** What is required **
The required output is a word-for-word copy of the lines from the line bearing "Output the component" through the line bearing "const sigLow = 0.413;", inclusive, and no other lines.

** Source material **
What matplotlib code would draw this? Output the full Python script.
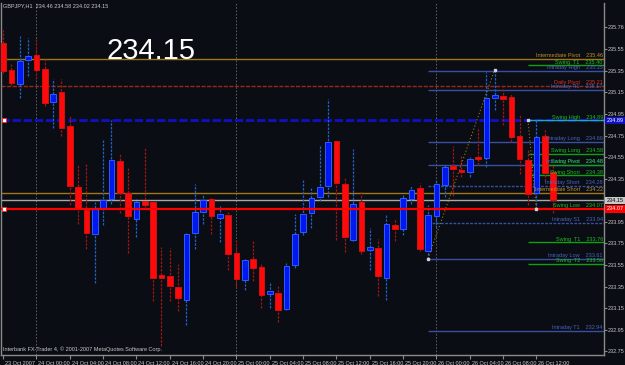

--

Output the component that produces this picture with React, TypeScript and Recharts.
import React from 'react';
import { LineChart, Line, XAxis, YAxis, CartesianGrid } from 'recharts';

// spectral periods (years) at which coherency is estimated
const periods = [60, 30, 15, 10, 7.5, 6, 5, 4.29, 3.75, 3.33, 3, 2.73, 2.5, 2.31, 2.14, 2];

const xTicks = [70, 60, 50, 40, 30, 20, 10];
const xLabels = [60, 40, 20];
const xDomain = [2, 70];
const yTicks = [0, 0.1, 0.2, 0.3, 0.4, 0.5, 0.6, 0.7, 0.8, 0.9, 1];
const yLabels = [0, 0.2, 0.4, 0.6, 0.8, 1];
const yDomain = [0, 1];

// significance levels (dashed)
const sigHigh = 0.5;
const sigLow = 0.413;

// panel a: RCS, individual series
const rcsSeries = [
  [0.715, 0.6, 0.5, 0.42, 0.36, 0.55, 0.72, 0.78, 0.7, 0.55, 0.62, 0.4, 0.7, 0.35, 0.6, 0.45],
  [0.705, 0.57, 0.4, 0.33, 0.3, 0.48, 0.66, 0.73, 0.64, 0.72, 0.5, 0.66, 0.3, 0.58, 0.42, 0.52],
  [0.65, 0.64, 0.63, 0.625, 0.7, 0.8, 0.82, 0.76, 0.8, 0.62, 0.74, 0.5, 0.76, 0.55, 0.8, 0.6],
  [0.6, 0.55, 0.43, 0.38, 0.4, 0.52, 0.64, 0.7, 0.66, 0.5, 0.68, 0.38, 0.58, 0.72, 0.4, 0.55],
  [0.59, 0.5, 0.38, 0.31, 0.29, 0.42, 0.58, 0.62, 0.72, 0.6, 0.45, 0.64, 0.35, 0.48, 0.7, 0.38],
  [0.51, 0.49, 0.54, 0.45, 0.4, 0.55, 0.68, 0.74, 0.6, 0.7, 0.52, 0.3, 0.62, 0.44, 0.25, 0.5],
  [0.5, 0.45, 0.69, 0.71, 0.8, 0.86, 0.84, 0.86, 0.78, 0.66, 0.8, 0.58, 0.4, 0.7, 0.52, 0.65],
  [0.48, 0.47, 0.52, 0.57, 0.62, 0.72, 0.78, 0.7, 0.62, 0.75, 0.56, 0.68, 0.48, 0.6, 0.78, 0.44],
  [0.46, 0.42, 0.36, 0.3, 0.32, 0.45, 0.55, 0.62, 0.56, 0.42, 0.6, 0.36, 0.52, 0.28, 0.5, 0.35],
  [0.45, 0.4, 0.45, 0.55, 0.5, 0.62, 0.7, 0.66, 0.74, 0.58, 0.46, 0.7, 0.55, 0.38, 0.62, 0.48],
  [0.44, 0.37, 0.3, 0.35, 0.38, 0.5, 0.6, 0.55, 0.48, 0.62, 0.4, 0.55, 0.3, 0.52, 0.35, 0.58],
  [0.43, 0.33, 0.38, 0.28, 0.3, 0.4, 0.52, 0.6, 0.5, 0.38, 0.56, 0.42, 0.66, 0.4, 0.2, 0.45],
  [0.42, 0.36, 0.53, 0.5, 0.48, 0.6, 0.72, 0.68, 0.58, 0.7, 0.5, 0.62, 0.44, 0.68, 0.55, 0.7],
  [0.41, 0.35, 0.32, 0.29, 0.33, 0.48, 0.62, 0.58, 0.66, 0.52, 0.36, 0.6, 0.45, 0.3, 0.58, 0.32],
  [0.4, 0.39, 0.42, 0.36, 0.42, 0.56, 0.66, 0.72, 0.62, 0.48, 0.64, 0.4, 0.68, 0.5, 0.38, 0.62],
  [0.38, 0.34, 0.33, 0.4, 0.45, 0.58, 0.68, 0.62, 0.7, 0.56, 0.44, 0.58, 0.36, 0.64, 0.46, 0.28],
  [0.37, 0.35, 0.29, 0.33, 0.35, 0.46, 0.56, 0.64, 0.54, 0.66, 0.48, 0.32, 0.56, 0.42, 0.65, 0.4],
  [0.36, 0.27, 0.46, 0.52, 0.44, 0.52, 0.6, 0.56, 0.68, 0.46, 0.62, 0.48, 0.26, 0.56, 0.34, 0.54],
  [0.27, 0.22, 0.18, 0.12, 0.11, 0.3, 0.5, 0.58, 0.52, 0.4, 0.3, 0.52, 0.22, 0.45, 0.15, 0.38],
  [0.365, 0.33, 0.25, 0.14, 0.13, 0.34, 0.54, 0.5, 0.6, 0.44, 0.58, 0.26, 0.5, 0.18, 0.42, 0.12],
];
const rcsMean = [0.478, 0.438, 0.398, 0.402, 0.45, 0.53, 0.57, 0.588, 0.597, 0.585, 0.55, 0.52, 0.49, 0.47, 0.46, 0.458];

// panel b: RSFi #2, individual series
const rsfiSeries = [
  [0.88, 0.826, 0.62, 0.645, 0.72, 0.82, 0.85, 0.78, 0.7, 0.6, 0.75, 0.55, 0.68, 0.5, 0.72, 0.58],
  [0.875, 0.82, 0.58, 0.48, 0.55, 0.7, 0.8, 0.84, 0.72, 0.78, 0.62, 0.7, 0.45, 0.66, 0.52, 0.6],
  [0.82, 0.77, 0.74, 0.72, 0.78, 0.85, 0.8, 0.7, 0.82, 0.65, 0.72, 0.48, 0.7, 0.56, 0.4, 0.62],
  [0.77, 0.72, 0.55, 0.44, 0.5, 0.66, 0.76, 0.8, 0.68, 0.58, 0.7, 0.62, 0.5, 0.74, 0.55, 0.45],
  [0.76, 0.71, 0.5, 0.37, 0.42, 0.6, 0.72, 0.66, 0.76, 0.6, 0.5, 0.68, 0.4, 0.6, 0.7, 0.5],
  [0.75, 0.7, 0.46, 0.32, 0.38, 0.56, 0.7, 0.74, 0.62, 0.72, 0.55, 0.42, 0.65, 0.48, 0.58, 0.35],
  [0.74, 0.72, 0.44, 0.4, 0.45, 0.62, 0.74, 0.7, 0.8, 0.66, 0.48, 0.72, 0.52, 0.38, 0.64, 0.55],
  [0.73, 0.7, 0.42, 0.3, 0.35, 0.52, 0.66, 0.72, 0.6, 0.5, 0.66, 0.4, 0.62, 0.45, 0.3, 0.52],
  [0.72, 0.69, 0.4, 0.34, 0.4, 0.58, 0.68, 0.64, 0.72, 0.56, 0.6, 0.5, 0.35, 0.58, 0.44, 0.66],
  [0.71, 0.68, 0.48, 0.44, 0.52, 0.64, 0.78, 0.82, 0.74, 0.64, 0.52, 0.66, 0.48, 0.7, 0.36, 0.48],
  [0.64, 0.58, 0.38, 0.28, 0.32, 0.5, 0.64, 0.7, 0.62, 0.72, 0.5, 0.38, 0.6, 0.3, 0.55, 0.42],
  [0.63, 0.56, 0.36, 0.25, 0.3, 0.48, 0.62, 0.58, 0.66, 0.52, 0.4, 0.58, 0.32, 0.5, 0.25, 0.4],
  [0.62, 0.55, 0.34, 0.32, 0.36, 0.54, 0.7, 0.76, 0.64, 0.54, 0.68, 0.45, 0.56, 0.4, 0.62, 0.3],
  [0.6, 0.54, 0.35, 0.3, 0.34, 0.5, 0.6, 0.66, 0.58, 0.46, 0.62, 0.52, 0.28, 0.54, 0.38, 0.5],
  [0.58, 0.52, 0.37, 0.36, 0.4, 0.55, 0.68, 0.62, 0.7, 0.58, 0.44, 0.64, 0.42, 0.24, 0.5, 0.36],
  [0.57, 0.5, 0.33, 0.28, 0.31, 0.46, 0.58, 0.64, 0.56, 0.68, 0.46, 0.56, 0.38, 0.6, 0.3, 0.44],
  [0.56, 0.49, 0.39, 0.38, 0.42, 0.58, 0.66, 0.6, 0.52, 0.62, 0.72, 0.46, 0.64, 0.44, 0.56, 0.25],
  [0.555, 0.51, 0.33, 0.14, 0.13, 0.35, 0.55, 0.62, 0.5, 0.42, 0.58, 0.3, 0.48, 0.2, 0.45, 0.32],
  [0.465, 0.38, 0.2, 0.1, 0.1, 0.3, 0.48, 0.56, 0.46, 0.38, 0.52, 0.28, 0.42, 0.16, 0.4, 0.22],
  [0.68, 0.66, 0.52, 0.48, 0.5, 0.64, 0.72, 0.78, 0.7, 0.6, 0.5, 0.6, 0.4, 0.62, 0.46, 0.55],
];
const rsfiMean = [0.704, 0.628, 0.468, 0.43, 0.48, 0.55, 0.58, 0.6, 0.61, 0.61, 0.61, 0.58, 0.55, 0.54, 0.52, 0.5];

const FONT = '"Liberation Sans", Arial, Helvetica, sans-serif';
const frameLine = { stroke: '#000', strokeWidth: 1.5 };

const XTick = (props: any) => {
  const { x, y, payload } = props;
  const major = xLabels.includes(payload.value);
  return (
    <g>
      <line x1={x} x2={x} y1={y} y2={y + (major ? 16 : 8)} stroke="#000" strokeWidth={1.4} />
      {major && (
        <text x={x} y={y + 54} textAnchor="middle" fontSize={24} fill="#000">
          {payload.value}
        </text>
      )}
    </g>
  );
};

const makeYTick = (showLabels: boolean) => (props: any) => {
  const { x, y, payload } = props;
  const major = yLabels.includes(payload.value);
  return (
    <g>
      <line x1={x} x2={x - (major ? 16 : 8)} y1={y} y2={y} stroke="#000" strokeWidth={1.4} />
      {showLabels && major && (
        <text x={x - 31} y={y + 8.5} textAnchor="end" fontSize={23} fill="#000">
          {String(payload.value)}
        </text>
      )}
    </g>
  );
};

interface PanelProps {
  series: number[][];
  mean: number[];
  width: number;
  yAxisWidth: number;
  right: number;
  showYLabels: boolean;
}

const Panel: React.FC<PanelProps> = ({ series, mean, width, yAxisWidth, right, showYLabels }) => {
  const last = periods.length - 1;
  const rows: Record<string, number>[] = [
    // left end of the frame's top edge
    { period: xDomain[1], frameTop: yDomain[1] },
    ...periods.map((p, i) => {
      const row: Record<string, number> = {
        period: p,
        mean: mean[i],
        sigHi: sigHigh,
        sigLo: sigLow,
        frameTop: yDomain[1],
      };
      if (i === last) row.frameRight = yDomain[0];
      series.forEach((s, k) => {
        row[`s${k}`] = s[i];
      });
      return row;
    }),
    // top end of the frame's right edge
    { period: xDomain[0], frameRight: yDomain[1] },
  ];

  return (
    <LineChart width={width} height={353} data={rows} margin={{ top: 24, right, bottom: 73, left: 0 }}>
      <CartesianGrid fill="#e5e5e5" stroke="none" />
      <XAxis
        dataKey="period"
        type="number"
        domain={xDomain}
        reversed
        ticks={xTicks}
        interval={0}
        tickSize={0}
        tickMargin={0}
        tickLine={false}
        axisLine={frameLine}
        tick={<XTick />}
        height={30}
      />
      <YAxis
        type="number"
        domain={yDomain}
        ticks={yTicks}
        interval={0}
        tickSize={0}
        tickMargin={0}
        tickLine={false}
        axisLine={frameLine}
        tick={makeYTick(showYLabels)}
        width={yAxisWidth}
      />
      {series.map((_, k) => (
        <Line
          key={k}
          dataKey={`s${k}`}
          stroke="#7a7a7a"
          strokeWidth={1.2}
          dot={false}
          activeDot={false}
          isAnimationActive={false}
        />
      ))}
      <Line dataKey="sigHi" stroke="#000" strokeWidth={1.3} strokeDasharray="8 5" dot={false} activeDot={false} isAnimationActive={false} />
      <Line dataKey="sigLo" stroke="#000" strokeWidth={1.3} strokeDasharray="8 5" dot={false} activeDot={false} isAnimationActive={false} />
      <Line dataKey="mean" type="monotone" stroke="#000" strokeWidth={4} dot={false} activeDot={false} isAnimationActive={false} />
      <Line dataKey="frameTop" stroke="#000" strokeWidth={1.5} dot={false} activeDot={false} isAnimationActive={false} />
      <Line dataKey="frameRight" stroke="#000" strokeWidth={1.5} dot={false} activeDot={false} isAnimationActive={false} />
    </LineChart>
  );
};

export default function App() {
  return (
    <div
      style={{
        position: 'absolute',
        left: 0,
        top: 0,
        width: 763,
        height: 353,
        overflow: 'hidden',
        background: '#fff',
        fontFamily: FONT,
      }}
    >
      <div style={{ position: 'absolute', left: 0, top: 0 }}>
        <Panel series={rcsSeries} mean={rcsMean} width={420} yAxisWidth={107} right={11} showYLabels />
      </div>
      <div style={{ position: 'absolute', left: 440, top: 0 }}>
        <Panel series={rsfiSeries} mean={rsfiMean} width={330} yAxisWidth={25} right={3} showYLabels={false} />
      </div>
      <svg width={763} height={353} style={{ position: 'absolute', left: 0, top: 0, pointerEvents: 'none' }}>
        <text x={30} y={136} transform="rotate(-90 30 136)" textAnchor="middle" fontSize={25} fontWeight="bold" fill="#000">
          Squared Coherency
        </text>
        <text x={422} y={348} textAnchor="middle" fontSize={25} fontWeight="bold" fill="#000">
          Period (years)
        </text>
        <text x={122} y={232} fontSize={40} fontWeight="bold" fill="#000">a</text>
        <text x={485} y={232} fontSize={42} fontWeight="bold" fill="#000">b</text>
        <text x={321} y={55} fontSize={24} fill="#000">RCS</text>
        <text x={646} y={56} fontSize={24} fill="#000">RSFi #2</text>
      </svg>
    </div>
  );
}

** Task solution **
Output the component that produces this picture with React, TypeScript and Recharts.
import React from 'react';
import { LineChart, Line, XAxis, YAxis, CartesianGrid } from 'recharts';

// spectral periods (years) at which coherency is estimated
const periods = [60, 30, 15, 10, 7.5, 6, 5, 4.29, 3.75, 3.33, 3, 2.73, 2.5, 2.31, 2.14, 2];

const xTicks = [70, 60, 50, 40, 30, 20, 10];
const xLabels = [60, 40, 20];
const xDomain = [2, 70];
const yTicks = [0, 0.1, 0.2, 0.3, 0.4, 0.5, 0.6, 0.7, 0.8, 0.9, 1];
const yLabels = [0, 0.2, 0.4, 0.6, 0.8, 1];
const yDomain = [0, 1];

// significance levels (dashed)
const sigHigh = 0.5;
const sigLow = 0.413;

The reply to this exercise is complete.